Parallel Magnetic Circuit – Definition, Diagram & Theory

In this topic, you study Parallel Magnetic Circuit – Definition, Diagram & Theory.

When a composite magnetic circuit has two or more flux paths in parallel, it is called a parallel magnetic circuit.

In such a circuit, each path requires the same m.m.f. and the total flux divides between the paths in inverse proportion to their reluctances.

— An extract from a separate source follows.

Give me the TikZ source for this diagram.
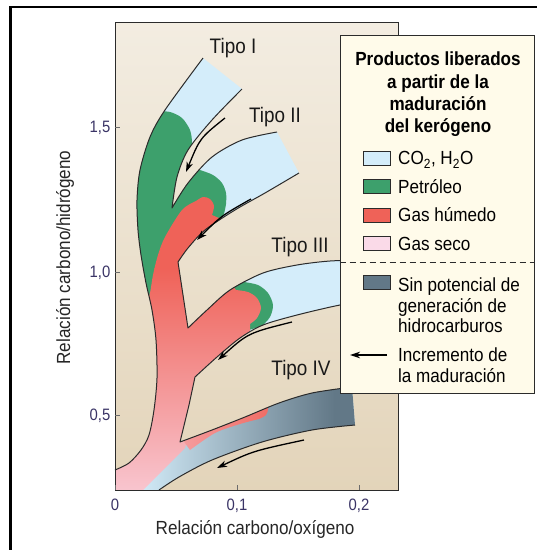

For such a circuit, we always have

Total flux,

Φ = Φ₁ + Φ₂ + Φ₃ + … +  Φ_n

where, Φ₁, Φ_2, Φ_n, etc. are the fluxes in the individual paths.

If S₁, S_2, S₃, etc. are the reluctances of various parallel paths of the magnetic circuit, then similar to electric circuits, the equivalent reluctance S for parallel combination is given by the relationship,

\[\frac{\text{1}}{\text{S}}=\frac{\text{1}}{{{\text{S}}_{1}}}+\frac{\text{1}}{{{\text{S}}_{2}}}+\frac{\text{1}}{{{\text{S}}_{3}}}+….+\frac{\text{1}}{{{\text{S}}_{\text{n}}}}\]

In shell type transformers and most of the electrical machines, magnetic circuits are in the form of parallel symmetrical pairs and involve series and parallel combinations of branch reluctances.

(a)

(b)

Fig. 1: (a) A series-parallel magnetic circuit, (b) Equivalent electric circuit

Fig. 1 (a) shows one such series-parallel magnetic circuit and Fig. 1 (b) its equivalent electric circuit. S, S₁ and S₂ are the reluctances of the paths BD, BAD and BCD respectively of the magnetic circuit and are Φ, Φ₁ and Φ₂ the corresponding fluxes.